Non-owner policies do not cover a vehicle you own, lease, or have regular access to. If your spouse owns a car you drive regularly, you need to be listed on their policy as a rated driver with SR-22 endorsement, not carry a separate non-owner policy. Misrepresenting vehicle access to get cheaper non-owner rates is material misrepresentation; if you file a claim and the carrier discovers regular access to a household vehicle, they can deny the claim and cancel the policy retroactively, which terminates your SR-22 filing and notifies OMV.

The General writes zero-down non-owner SR-22 in Louisiana with monthly billing starting at $95/month for drivers 30+ with no violations beyond the two DWIs. Progressive requires first and last month paid upfront ($160–$220 total initial cost) but then switches to monthly billing. USAA writes non-owner SR-22 for eligible members with zero down and monthly payments of $110–$145, lowest among the three, but eligibility is limited to active-duty military, veterans, and their immediate family.

LA OMV SR-22 Lapse Notification

10 days

When your carrier cancels your SR-22 policy for non-payment, they notify the Louisiana Office of Motor Vehicles within 10 days. OMV then suspends your license (or restricted license, if you're in the hardship program) and resets your three-year SR-22 filing period to day one from the lapse date.

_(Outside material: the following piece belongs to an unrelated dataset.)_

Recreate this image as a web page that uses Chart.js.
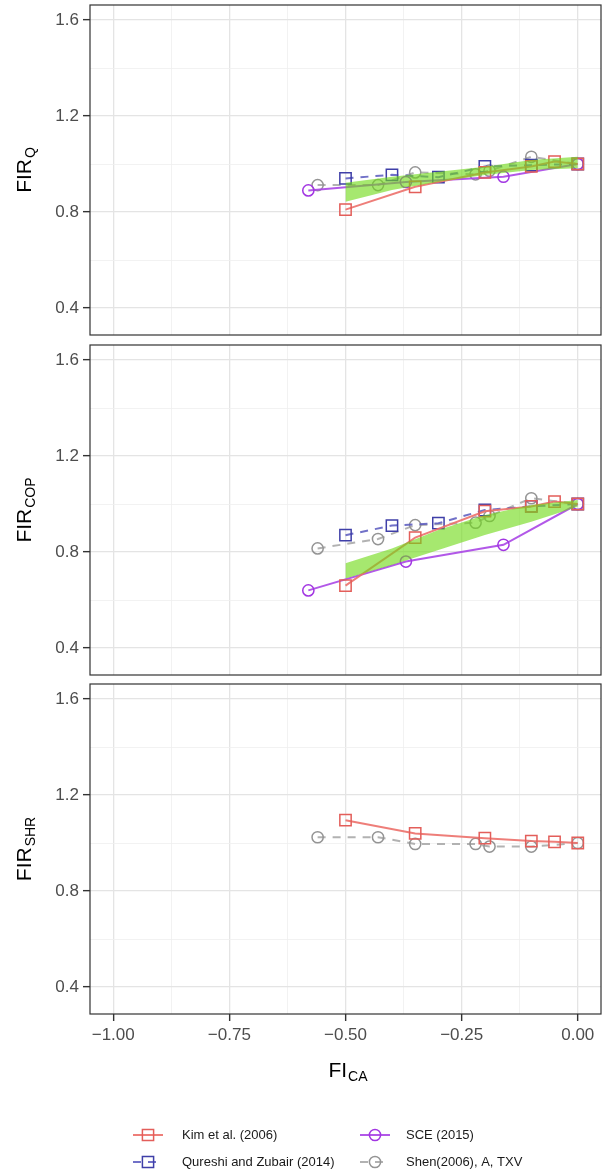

Louisiana R.S. 32:861 and OMV SR-22 program rules

Payment Failure and the Reinstatement Loop

Zero-down SR-22 policies fail at higher rates than six-month-paid policies because missed payments are more frequent when premiums are broken into monthly chunks. A six-month-paid policy costs $900–$1,500 upfront, a number most second-DWI drivers cannot produce in one payment. A zero-down policy costs $180–$320/month, which feels manageable until an unexpected expense hits in month three and you miss the draft.

When you miss a monthly payment, the carrier's grace period (five to ten days depending on carrier) starts immediately. If you don't cure the missed payment within that window, the carrier cancels the policy and notifies OMV within 10 days. OMV then suspends your license or restricted license. To reinstate after an SR-22 lapse, you pay the $60 OMV reinstatement fee, start a new SR-22 policy (which resets your three-year filing clock to day one), and wait for OMV processing, typically 5–7 business days. If you're in the restricted license program with ignition interlock, the lapse also triggers IID program review, and OMV may require you to re-apply for restricted privileges from scratch.

Compare Zero-Down Carriers Before You Commit

You need SR-22 coverage to move forward with reinstatement or restricted license eligibility, and zero-down monthly billing solves the upfront-cost problem. The structural reality: you will pay more over six months than drivers who can front the full premium, and you're operating inside a tighter margin for error. One missed payment resets the three-year clock and adds another $60 reinstatement fee plus lost time.

Request quotes from Bristol West, Direct Auto, National General, The General (non-owner), and Progressive (non-owner if applicable). Compare not just the monthly rate but the grace period after missed payment, the payment method required (auto-draft vs in-person), and whether the carrier reports to OMV within 24 hours of cancellation or waits the full 10-day statutory window. Those procedural differences determine how much room you have to fix a missed payment before OMV finds out. Start with carriers who write your risk profile, verify the SR-22 filing goes to OMV the day the policy binds, and keep the first month's payment and filing fee ready before you call.